## Set task:
Reproduce the listing below exactly. Pictures do not belong in the copy.
++++++++++
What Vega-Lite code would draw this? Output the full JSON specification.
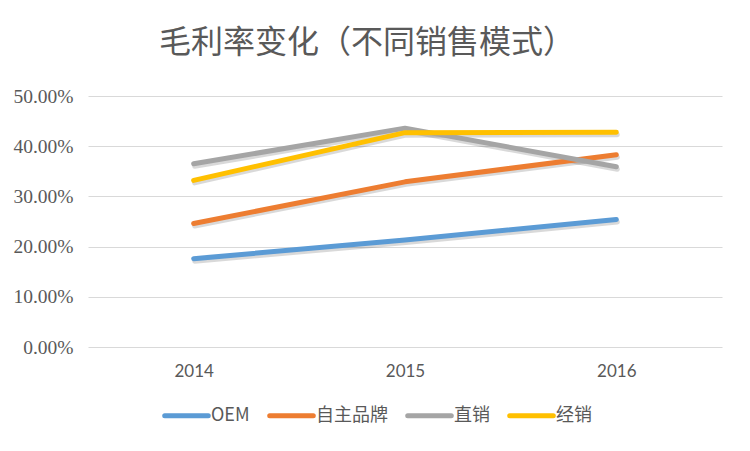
{
  "$schema": "https://vega.github.io/schema/vega-lite/v6.json",
  "width": 634,
  "height": 251,
  "autosize": {"type": "none"},
  "padding": {"left": 88, "top": 96, "right": 28, "bottom": 104},
  "background": "white",
  "title": {
    "text": "毛利率变化（不同销售模式）",
    "font": "Noto Sans CJK SC",
    "fontSize": 32,
    "fontWeight": "normal",
    "color": "#595959",
    "anchor": "middle",
    "dx": -38,
    "offset": 26
  },
  "data": {
    "values": [
      {"year": "2014", "series": "OEM", "value": 0.176},
      {"year": "2015", "series": "OEM", "value": 0.213},
      {"year": "2016", "series": "OEM", "value": 0.254},
      {"year": "2014", "series": "自主品牌", "value": 0.246},
      {"year": "2015", "series": "自主品牌", "value": 0.329},
      {"year": "2016", "series": "自主品牌", "value": 0.383},
      {"year": "2014", "series": "直销", "value": 0.365},
      {"year": "2015", "series": "直销", "value": 0.436},
      {"year": "2016", "series": "直销", "value": 0.359},
      {"year": "2014", "series": "经销", "value": 0.332},
      {"year": "2015", "series": "经销", "value": 0.427},
      {"year": "2016", "series": "经销", "value": 0.428}
    ]
  },
  "encoding": {
    "x": {
      "field": "year",
      "type": "ordinal",
      "scale": {"type": "point", "padding": 0.5},
      "axis": {
        "title": null,
        "labelAngle": 0,
        "domain": false,
        "ticks": false,
        "grid": false,
        "labelFont": "Lato",
        "labelFontSize": 17,
        "labelColor": "#595959",
        "labelPadding": 16
      }
    },
    "y": {
      "field": "value",
      "type": "quantitative",
      "scale": {"domain": [0, 0.5]},
      "axis": {
        "title": null,
        "format": ".2%",
        "values": [0, 0.1, 0.2, 0.3, 0.4, 0.5],
        "domain": false,
        "ticks": false,
        "labelFont": "Liberation Serif",
        "labelFontSize": 19.5,
        "labelColor": "#595959",
        "labelPadding": 15,
        "gridColor": "#d9d9d9",
        "gridWidth": 1
      }
    }
  },
  "layer": [
    {
      "mark": {"type": "line", "strokeWidth": 5, "strokeCap": "round", "strokeJoin": "round", "color": "#000000", "opacity": 0.15, "xOffset": 1, "yOffset": 2.5},
      "encoding": {"detail": {"field": "series"}}
    },
    {
      "mark": {"type": "line", "strokeWidth": 5, "strokeCap": "round", "strokeJoin": "round"},
      "encoding": {
        "color": {
          "field": "series",
          "type": "nominal",
          "sort": ["OEM", "自主品牌", "直销", "经销"],
          "scale": {
            "domain": ["OEM", "自主品牌", "直销", "经销"],
            "range": ["#5B9BD5", "#ED7D31", "#A5A5A5", "#FFC000"]
          },
          "legend": {
            "title": null,
            "orient": "none",
            "direction": "horizontal",
            "legendX": 74,
            "legendY": 295,
            "symbolType": "M-1,0H1",
            "symbolSize": 1900,
            "symbolStrokeWidth": 5,
            "labelFont": "Noto Sans CJK SC",
            "labelFontSize": 18,
            "labelColor": "#595959",
            "labelOffset": 0,
            "columnPadding": 9,
            "encode": {"symbols": {"update": {"strokeCap": {"value": "round"}}}}
          }
        }
      }
    }
  ],
  "config": {"view": {"stroke": null}}
}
++++++++++
## Full solution:
What Vega-Lite code would draw this? Output the full JSON specification.
{
  "$schema": "https://vega.github.io/schema/vega-lite/v6.json",
  "width": 634,
  "height": 251,
  "autosize": {"type": "none"},
  "padding": {"left": 88, "top": 96, "right": 28, "bottom": 104},
  "background": "white",
  "title": {
    "text": "毛利率变化（不同销售模式）",
    "font": "Noto Sans CJK SC",
    "fontSize": 32,
    "fontWeight": "normal",
    "color": "#595959",
    "anchor": "middle",
    "dx": -38,
    "offset": 26
  },
  "data": {
    "values": [
      {"year": "2014", "series": "OEM", "value": 0.176},
      {"year": "2015", "series": "OEM", "value": 0.213},
      {"year": "2016", "series": "OEM", "value": 0.254},
      {"year": "2014", "series": "自主品牌", "value": 0.246},
      {"year": "2015", "series": "自主品牌", "value": 0.329},
      {"year": "2016", "series": "自主品牌", "value": 0.383},
      {"year": "2014", "series": "直销", "value": 0.365},
      {"year": "2015", "series": "直销", "value": 0.436},
      {"year": "2016", "series": "直销", "value": 0.359},
      {"year": "2014", "series": "经销", "value": 0.332},
      {"year": "2015", "series": "经销", "value": 0.427},
      {"year": "2016", "series": "经销", "value": 0.428}
    ]
  },
  "encoding": {
    "x": {
      "field": "year",
      "type": "ordinal",
      "scale": {"type": "point", "padding": 0.5},
      "axis": {
        "title": null,
        "labelAngle": 0,
        "domain": false,
        "ticks": false,
        "grid": false,
        "labelFont": "Lato",
        "labelFontSize": 17,
        "labelColor": "#595959",
        "labelPadding": 16
      }
    },
    "y": {
      "field": "value",
      "type": "quantitative",
      "scale": {"domain": [0, 0.5]},
      "axis": {
        "title": null,
        "format": ".2%",
        "values": [0, 0.1, 0.2, 0.3, 0.4, 0.5],
        "domain": false,
        "ticks": false,
        "labelFont": "Liberation Serif",
        "labelFontSize": 19.5,
        "labelColor": "#595959",
        "labelPadding": 15,
        "gridColor": "#d9d9d9",
        "gridWidth": 1
      }
    }
  },
  "layer": [
    {
      "mark": {"type": "line", "strokeWidth": 5, "strokeCap": "round", "strokeJoin": "round", "color": "#000000", "opacity": 0.15, "xOffset": 1, "yOffset": 2.5},
      "encoding": {"detail": {"field": "series"}}
    },
    {
      "mark": {"type": "line", "strokeWidth": 5, "strokeCap": "round", "strokeJoin": "round"},
      "encoding": {
        "color": {
          "field": "series",
          "type": "nominal",
          "sort": ["OEM", "自主品牌", "直销", "经销"],
          "scale": {
            "domain": ["OEM", "自主品牌", "直销", "经销"],
            "range": ["#5B9BD5", "#ED7D31", "#A5A5A5", "#FFC000"]
          },
          "legend": {
            "title": null,
            "orient": "none",
            "direction": "horizontal",
            "legendX": 74,
            "legendY": 295,
            "symbolType": "M-1,0H1",
            "symbolSize": 1900,
            "symbolStrokeWidth": 5,
            "labelFont": "Noto Sans CJK SC",
            "labelFontSize": 18,
            "labelColor": "#595959",
            "labelOffset": 0,
            "columnPadding": 9,
            "encode": {"symbols": {"update": {"strokeCap": {"value": "round"}}}}
          }
        }
      }
    }
  ],
  "config": {"view": {"stroke": null}}
}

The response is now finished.